None of these problems is insoluble. Reductionism can be avoided, not by claims for the autonomy of ideological practice, but by consistently seeing it as practice, ontologically on a par with any other practice and equally involved in the constitution of social interests. Some classic researches in the sociology of knowledge, such as Georg Lukacs’ analysis of reification and European philosophy, and Lucien Goldmann’s analysis of Jansenism, are very concerned with the internal structure of ideology. And there is a notable proof that the sociology-of-knowledge approach can be effectively applied to gender: Viola Klein’s The Feminine Character, which appeared as long ago as 1946.

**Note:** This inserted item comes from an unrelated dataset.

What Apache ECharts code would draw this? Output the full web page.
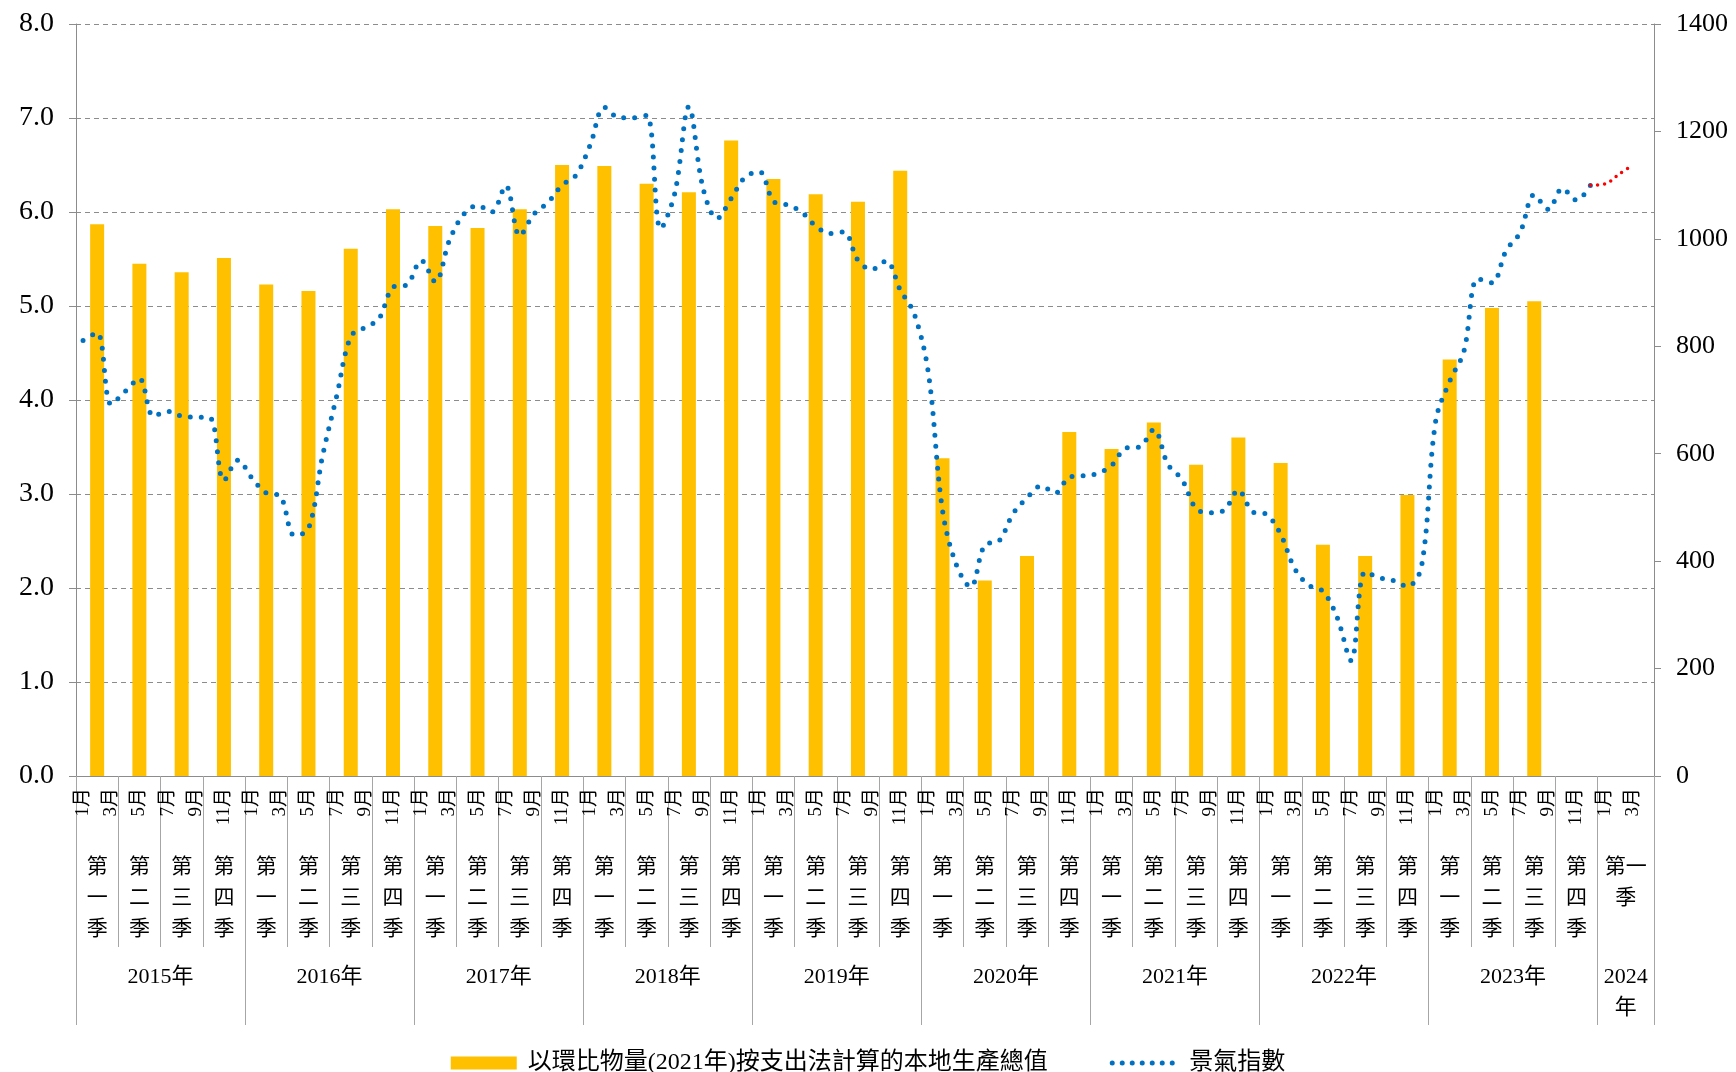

The point is not to apply a precast ‘sociology of knowledge’ to the subject-matter of gender but to use methods generated in that tradition to expand the social theory of gender. In what follows I draw partly on analyses of discourse and symbolization to characterize ideological practice; and partly on ideology theory and the sociology of knowledge to raise questions about the contexts of the production of sexual ideology, its consequences for the gender order, and the social character of its producers.